A relationship is “an association among several things, with that association having a particular significance.”
(See §5.1, “Introduction”)
Just identifying the resources involved is not enough because several different relationships can exist among the same resources.
Most relationships between resources can be expressed using a subject-predicate-object model.
(See §5.3, “The Semantic Perspective” and §5.7.1, “Choice of Implementation”)
For a computer to understand relational expressions, it needs a computer-processable representation of the relationships among words and meanings that makes every important semantic assumption and property precise and explicit.
Three broad categories of semantic relationships are inclusion, attribution, and possession.
A set of interconnected class inclusion relationships creates a hierarchy called a taxonomy.
(See §5.3.1.1, “Inclusion”)
Classification is a class inclusion relationship between an instance and a class.
(See §5.3.1.1, “Inclusion”)
Ordering and inclusion relationships are inherently transitive, enabling inferences about class membership and properties.
(See §5.3.2.2, “Transitivity”)
Class inclusion relationships form a framework to which other kinds of relationships attach, creating a network of relationships called an ontology.
(See §5.3.3, “Ontologies”)
When words encode the semantic distinctions expressed by class inclusion, the more specific class is called the hyponym; the more general class is the hypernym.
A thesaurus uses lexical relationships to suggest which terms to use.
(See §5.4.2, “Thesauri”)
Morphological analysis of how words in a language are created from smaller units is heavily used in text processing.
Many types of resources have internal structure in additional to their structural relationships with other resources.
(See §5.5.2, “Structural Relationships within a Resource” and §5.5.2, “Structural Relationships within a Resource”)
The XPath language defines the structures and patterns in XML documents used by XML forms, queries, and transformations.
Many hypertext links are purely structural because there is no explicit representation of the reason for the relationship.
(See the sidebar, Perspectives on Hypertext Links)

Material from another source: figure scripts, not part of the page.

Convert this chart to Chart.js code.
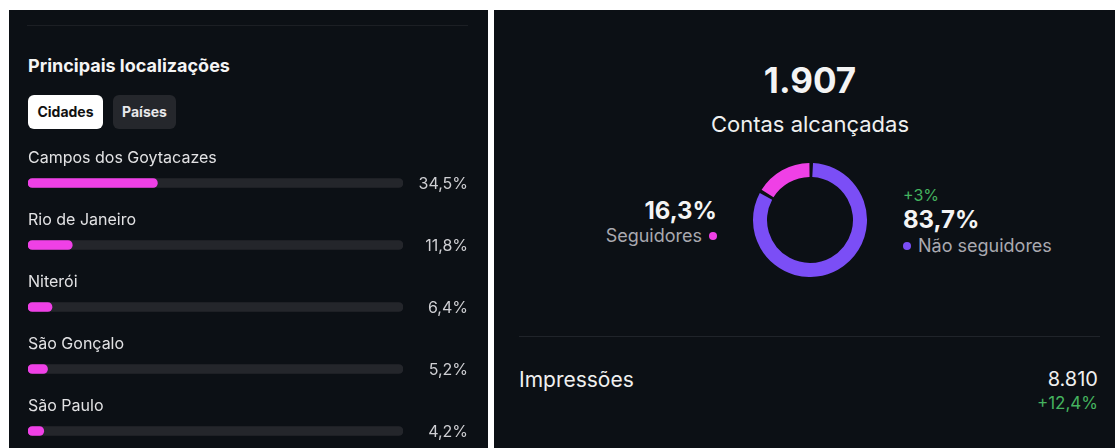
<!DOCTYPE html>
<html lang="pt-BR">
<head>
<meta charset="utf-8">
<script src="https://cdn.jsdelivr.net/npm/chart.js@4.4.1/dist/chart.umd.min.js"></script>
<style>
  html, body { margin: 0; padding: 0; }
  body { width: 1115px; height: 448px; overflow: hidden; background: #ffffff; position: relative;
         font-family: Inter, "Noto Sans", Roboto, sans-serif; }
  .panel { position: absolute; background: #0c1015; }
  .t { position: absolute; white-space: nowrap; }
  .sep { position: absolute; height: 1px; background: #20242a; }
  .btn { position: absolute; border-radius: 6px; font-weight: 700; font-size: 14px; text-align: center;
         line-height: 34px; height: 34px; }
  .dot { position: absolute; width: 8px; height: 8px; border-radius: 50%; }
</style>
</head>
<body>
<div class="panel" style="left:9px; top:10px; width:479px; height:460px;"></div>
<div class="panel" style="left:494px; top:10px; width:621px; height:460px;"></div>

<div class="sep" style="left:27px; top:25px; width:441px; background:#1c1f24;"></div>
<div class="t" style="left:28px; top:55px; line-height:22px; font-size:18px; font-weight:700; color:#f4f4f4;">Principais localizações</div>
<div class="btn" style="left:28px; top:95px; width:75px; background:#ffffff; color:#111111;">Cidades</div>
<div class="btn" style="left:113px; top:95px; width:63px; background:#25272c; color:#e8e8ea;">Países</div>

<canvas id="bars" width="479" height="330" style="position:absolute; left:9px; top:140px;"></canvas>

<div id="reached" class="t" style="left:660px; width:300px; text-align:center; top:60px; line-height:40px; font-size:35px; font-weight:700; color:#f4f4f4;"></div>
<div class="t" style="left:660px; width:300px; text-align:center; top:111px; line-height:27px; font-size:22px; color:#f0f0f0;">Contas alcançadas</div>

<canvas id="donut" width="114" height="114" style="position:absolute; left:753px; top:163px;"></canvas>

<div id="folPct" class="t" style="right:398px; top:197px; line-height:28px; font-size:24px; font-weight:700; color:#f4f4f4;"></div>
<div id="folLbl" class="t" style="right:413px; top:225px; line-height:22px; font-size:18px; color:#a9a9b0;"></div>
<div id="folDot" class="dot" style="left:709px; top:232px;"></div>

<div id="nonDelta" class="t" style="left:903px; top:185px; line-height:20px; font-size:16px; color:#45b35f;"></div>
<div id="nonPct" class="t" style="left:903px; top:206px; line-height:28px; font-size:24px; font-weight:700; color:#f4f4f4;"></div>
<div id="nonDot" class="dot" style="left:903px; top:242px;"></div>
<div id="nonLbl" class="t" style="left:918px; top:235px; line-height:22px; font-size:18px; color:#a9a9b0;"></div>

<div class="sep" style="left:519px; top:336px; width:581px; background:#20242a;"></div>
<div class="t" style="left:519px; top:367px; line-height:26px; font-size:21px; color:#f0f0f0;">Impressões</div>
<div id="impr" class="t" style="right:17px; top:366px; line-height:26px; font-size:20px; color:#f0f0f0;"></div>
<div id="imprDelta" class="t" style="right:17px; top:392px; line-height:22px; font-size:17px; color:#45b35f;"></div>

<script>
// ---- data ----
const cities = ["Campos dos Goytacazes", "Rio de Janeiro", "Niterói", "São Gonçalo", "São Paulo"];
const cityShares = [34.5, 11.8, 6.4, 5.2, 4.2];
const shareMax = 100;

const audienceLabels = ["Não seguidores", "Seguidores"];
const audienceShares = [83.7, 16.3];
const audienceDelta = ["+3%", null];

const accountsReached = [1907];
const impressions = [8810];
const impressionsDelta = ["+12,4%"];

// ---- colours ----
const PINK = "#ef40e6";
const PURPLE = "#7b4ef6";
const TRACK = "#24262b";

const fmtPct = v => v.toFixed(1).replace(".", ",") + "%";
const fmtInt = n => String(n).replace(/\B(?=(\d{3})+(?!\d))/g, ".");

// ---- DOM texts from data ----
document.getElementById("reached").textContent = fmtInt(accountsReached[0]);
document.getElementById("folPct").textContent = fmtPct(audienceShares[1]);
document.getElementById("folLbl").textContent = audienceLabels[1];
document.getElementById("folDot").style.background = PINK;
document.getElementById("nonDelta").textContent = audienceDelta[0];
document.getElementById("nonPct").textContent = fmtPct(audienceShares[0]);
document.getElementById("nonLbl").textContent = audienceLabels[0];
document.getElementById("nonDot").style.background = PURPLE;
document.getElementById("impr").textContent = fmtInt(impressions[0]);
document.getElementById("imprDelta").textContent = impressionsDelta[0];

// ---- bar chart ----
const barLabels = {
  id: "barLabels",
  afterDatasetsDraw(chart) {
    const ctx = chart.ctx;
    const meta = chart.getDatasetMeta(0);
    const area = chart.chartArea;
    ctx.save();
    ctx.textBaseline = "middle";
    meta.data.forEach((bar, i) => {
      ctx.font = "16px Inter, 'Noto Sans', sans-serif";
      ctx.fillStyle = "#e2e2e4";
      ctx.textAlign = "left";
      ctx.fillText(cities[i], area.left, bar.y - 25);
      ctx.fillStyle = "#cfcfd3";
      ctx.textAlign = "right";
      ctx.fillText(fmtPct(cityShares[i]), area.right + 65, bar.y + 1);
    });
    ctx.restore();
  }
};

new Chart(document.getElementById("bars"), {
  type: "bar",
  data: {
    labels: cities,
    datasets: [
      { data: cityShares, backgroundColor: PINK, borderRadius: 5, borderSkipped: false, barThickness: 9, grouped: false },
      { data: cities.map(() => shareMax), backgroundColor: TRACK, borderRadius: 5, borderSkipped: false, barThickness: 9, grouped: false }
    ]
  },
  options: {
    indexAxis: "y",
    responsive: false,
    devicePixelRatio: 1,
    animation: false,
    layout: { padding: { left: 19, right: 85, top: 12, bottom: 8 } },
    scales: {
      x: { min: 0, max: shareMax, display: false },
      y: { display: false }
    },
    plugins: { legend: { display: false }, tooltip: { enabled: false } }
  },
  plugins: [barLabels]
});

// ---- doughnut ----
new Chart(document.getElementById("donut"), {
  type: "doughnut",
  data: {
    labels: audienceLabels,
    datasets: [{ data: audienceShares, backgroundColor: [PURPLE, PINK], borderWidth: 0, spacing: 2 }]
  },
  options: {
    responsive: false,
    devicePixelRatio: 1,
    animation: false,
    cutout: "75%",
    plugins: { legend: { display: false }, tooltip: { enabled: false } }
  }
});
</script>
</body>
</html>
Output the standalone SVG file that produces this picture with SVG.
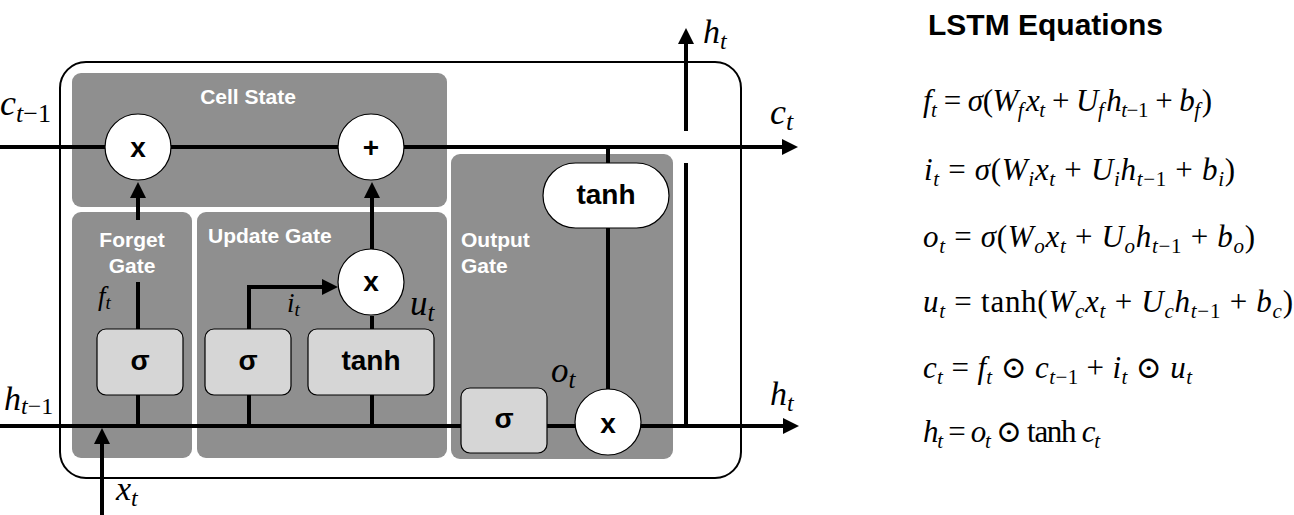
<svg xmlns="http://www.w3.org/2000/svg" width="1294" height="515" viewBox="0 0 1294 515">
<defs>
<style>
.panel{fill:#8f8f8f}
.lbl{font-family:"Liberation Sans",Arial,sans-serif;font-weight:bold;font-size:21px;fill:#fff}
.op{font-family:"Liberation Sans",Arial,sans-serif;font-weight:bold;font-size:28px;fill:#000;text-anchor:middle}
.box{fill:#d6d6d6;stroke:#000;stroke-width:1.2}
.circ{fill:#fff;stroke:#000;stroke-width:1.2}
.ln{stroke:#000;stroke-width:4;fill:none}
.arr{marker-end:url(#ah)}
.m{font-family:"Liberation Serif","DejaVu Serif",serif;font-style:italic;fill:#000}
.r{font-style:normal}
.it{font-style:italic}
.eq{font-family:"Liberation Serif","DejaVu Serif",serif;font-size:31px;fill:#000}
.sb{font-size:21px;font-style:italic}
.sbr{font-size:21px;font-style:normal}
.title{font-family:"Liberation Sans",Arial,sans-serif;font-weight:bold;font-size:30px;fill:#000}
</style>
<marker id="ah" markerUnits="userSpaceOnUse" markerWidth="16" markerHeight="16" refX="12" refY="8" orient="auto">
<path d="M0,0 L16,8 L0,16 z" fill="#000"/>
</marker>
</defs>
<rect width="1294" height="515" fill="#fff"/>

<g id="cell">
<rect x="60" y="62" width="681" height="416" rx="26" fill="#fff" stroke="#000" stroke-width="2"/>
</g>
<g id="cell-state-panel">
<rect class="panel" x="72" y="73" width="375" height="134" rx="9"/>
<text class="lbl" x="248" y="104" text-anchor="middle">Cell State</text>
</g>
<g id="forget-gate-panel">
<rect class="panel" x="72" y="212" width="120" height="246" rx="9"/>
<text class="lbl" x="132" y="247" text-anchor="middle">Forget</text>
<text class="lbl" x="132" y="273" text-anchor="middle">Gate</text>
</g>
<g id="update-gate-panel">
<rect class="panel" x="197" y="212" width="250" height="246" rx="9"/>
<text class="lbl" x="208" y="243">Update Gate</text>
</g>
<g id="output-gate-panel">
<rect class="panel" x="451" y="154" width="222" height="305" rx="9"/>
<text class="lbl" x="461" y="247">Output</text>
<text class="lbl" x="461" y="273">Gate</text>
</g>

<g id="connectors">
<path class="ln arr" d="M0,147 H794"/>
<path class="ln arr" d="M0,426 H795"/>
<path class="ln" d="M138,426 V395"/>
<path class="ln" d="M138,329 V282"/>
<path class="ln arr" d="M138,220 V186"/>
<path class="ln" d="M249,426 V395"/>
<path class="ln arr" d="M249,329 V287 H334"/>
<path class="ln" d="M372,426 V395"/>
<path class="ln" d="M372,329 V316"/>
<path class="ln arr" d="M372,249 V186"/>
<path class="ln" d="M608,147 V163"/>
<path class="ln" d="M608,228 V389"/>
<path class="ln" d="M686,426 V163"/>
<path class="ln arr" d="M686,131 V32"/>
<path class="ln arr" d="M102,515 V432"/>
</g>

<g id="forget-mult">
<circle class="circ" cx="138" cy="147" r="33"/>
<text class="op" x="138" y="157">x</text>
</g>
<g id="cell-add">
<circle class="circ" cx="371" cy="147" r="33"/>
<text class="op" x="371" y="157">+</text>
</g>
<g id="forget-sigma">
<rect class="box" x="97" y="329" width="86" height="66" rx="9"/>
<text class="op" x="140" y="370">σ</text>
</g>
<g id="update-sigma">
<rect class="box" x="205" y="329" width="86" height="66" rx="9"/>
<text class="op" x="248" y="370">σ</text>
</g>
<g id="update-tanh">
<rect class="box" x="308" y="329" width="126" height="66" rx="9"/>
<text class="op" x="371" y="370">tanh</text>
</g>
<g id="update-mult">
<circle class="circ" cx="371" cy="282" r="33"/>
<text class="op" x="371" y="291">x</text>
</g>
<g id="output-sigma">
<rect class="box" x="461" y="388" width="86" height="65" rx="9"/>
<text class="op" x="504" y="428">σ</text>
</g>
<g id="output-tanh">
<rect x="543" y="163" width="126" height="65" rx="32.5" fill="#fff" stroke="#000" stroke-width="1.2"/>
<text class="op" x="606" y="204">tanh</text>
</g>
<g id="output-mult">
<circle class="circ" cx="608" cy="422" r="33"/>
<text class="op" x="608" y="433">x</text>
</g>

<g id="labels">
<text class="m" x="0" y="115" font-size="36">c<tspan font-size="26" dy="7">t</tspan><tspan class="r" font-size="26">−1</tspan></text>
<text class="m" x="770" y="124" font-size="36">c<tspan font-size="26" dy="6">t</tspan></text>
<text class="m" x="703" y="43" font-size="34">h<tspan font-size="24" dy="6">t</tspan></text>
<text class="m" x="770" y="405" font-size="34">h<tspan font-size="24" dy="6">t</tspan></text>
<text class="m" x="4" y="410" font-size="34">h<tspan font-size="24" dy="4">t</tspan><tspan class="r" font-size="24">−1</tspan></text>
<text class="m" x="116" y="500" font-size="34">x<tspan font-size="24" dy="6">t</tspan></text>
<text class="m" x="98" y="305" font-size="27">f<tspan font-size="19" dy="4">t</tspan></text>
<text class="m" x="287" y="312" font-size="27">i<tspan font-size="19" dy="4">t</tspan></text>
<text class="m" x="410" y="315" font-size="35">u<tspan font-size="25" dy="6">t</tspan></text>
<text class="m" x="551" y="382" font-size="35">o<tspan font-size="25" dy="6">t</tspan></text>
</g>

<g id="equations">
<text class="title" x="928" y="35">LSTM Equations</text>
<text class="eq" x="923" y="111" textLength="289" lengthAdjust="spacing"><tspan class="it">f</tspan><tspan class="sb" dy="6">t</tspan><tspan dy="-6"> = </tspan><tspan class="it">σ</tspan>(<tspan class="it">W</tspan><tspan class="sb" dy="6">f</tspan><tspan class="it" dy="-6" dx="3">x</tspan><tspan class="sb" dy="6">t</tspan><tspan dy="-6"> + </tspan><tspan class="it">U</tspan><tspan class="sb" dy="6">f</tspan><tspan class="it" dy="-6" dx="3">h</tspan><tspan class="sb" dy="6">t</tspan><tspan class="sbr">−1</tspan><tspan dy="-6"> + </tspan><tspan class="it">b</tspan><tspan class="sb" dy="6">f</tspan><tspan dy="-6" dx="2">)</tspan></text>
<text class="eq" x="924" y="180" textLength="311" lengthAdjust="spacing"><tspan class="it">i</tspan><tspan class="sb" dy="6">t</tspan><tspan dy="-6"> = </tspan><tspan class="it">σ</tspan>(<tspan class="it">W</tspan><tspan class="sb" dy="6">i</tspan><tspan class="it" dy="-6">x</tspan><tspan class="sb" dy="6">t</tspan><tspan dy="-6"> + </tspan><tspan class="it">U</tspan><tspan class="sb" dy="6">i</tspan><tspan class="it" dy="-6">h</tspan><tspan class="sb" dy="6">t</tspan><tspan class="sbr">−1</tspan><tspan dy="-6"> + </tspan><tspan class="it">b</tspan><tspan class="sb" dy="6">i</tspan><tspan dy="-6">)</tspan></text>
<text class="eq" x="923" y="247" textLength="332" lengthAdjust="spacing"><tspan class="it">o</tspan><tspan class="sb" dy="6">t</tspan><tspan dy="-6"> = </tspan><tspan class="it">σ</tspan>(<tspan class="it">W</tspan><tspan class="sb" dy="6">o</tspan><tspan class="it" dy="-6">x</tspan><tspan class="sb" dy="6">t</tspan><tspan dy="-6"> + </tspan><tspan class="it">U</tspan><tspan class="sb" dy="6">o</tspan><tspan class="it" dy="-6">h</tspan><tspan class="sb" dy="6">t</tspan><tspan class="sbr">−1</tspan><tspan dy="-6"> + </tspan><tspan class="it">b</tspan><tspan class="sb" dy="6">o</tspan><tspan dy="-6">)</tspan></text>
<text class="eq" x="923" y="312" textLength="370" lengthAdjust="spacing"><tspan class="it">u</tspan><tspan class="sb" dy="6">t</tspan><tspan dy="-6"> = tanh(</tspan><tspan class="it">W</tspan><tspan class="sb" dy="6">c</tspan><tspan class="it" dy="-6">x</tspan><tspan class="sb" dy="6">t</tspan><tspan dy="-6"> + </tspan><tspan class="it">U</tspan><tspan class="sb" dy="6">c</tspan><tspan class="it" dy="-6">h</tspan><tspan class="sb" dy="6">t</tspan><tspan class="sbr">−1</tspan><tspan dy="-6"> + </tspan><tspan class="it">b</tspan><tspan class="sb" dy="6">c</tspan><tspan dy="-6">)</tspan></text>
<text class="eq" x="923" y="378" textLength="269" lengthAdjust="spacing"><tspan class="it">c</tspan><tspan class="sb" dy="6">t</tspan><tspan dy="-6"> = </tspan><tspan class="it">f</tspan><tspan class="sb" dy="6">t</tspan><tspan dy="-6"> ⊙ </tspan><tspan class="it">c</tspan><tspan class="sb" dy="6">t</tspan><tspan class="sbr">−1</tspan><tspan dy="-6"> + </tspan><tspan class="it">i</tspan><tspan class="sb" dy="6">t</tspan><tspan dy="-6"> ⊙ </tspan><tspan class="it">u</tspan><tspan class="sb" dy="6">t</tspan></text>
<text class="eq" x="923" y="442" textLength="177" lengthAdjust="spacing"><tspan class="it">h</tspan><tspan class="sb" dy="6">t</tspan><tspan dy="-6"> = </tspan><tspan class="it">o</tspan><tspan class="sb" dy="6">t</tspan><tspan dy="-6"> ⊙ tanh </tspan><tspan class="it">c</tspan><tspan class="sb" dy="6">t</tspan></text>
</g>
</svg>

Using the pattern of links between documents to understand the structure of knowledge and the structure of the intellectual community that creates it is an idea that is nearly a century old.
The essential technologies for making the web more semantic and relationships among web resources more explicit are XML, RDF, and OWL.
Much of our thinking about relationships in organizing systems for information comes from the domain of bibliographic cataloging of library resources and the related areas of classification systems and descriptive thesauri.
The Resource Description and Access (RDA) next-generation cataloging rules are attempting to bring together disconnected resource descriptions.
Integration is the controlled sharing of information between two (or more) business systems, applications, or services within or between firms.
Interoperability goes beyond integration to mean that systems, applications, or services that exchange information can make sense of what they receive.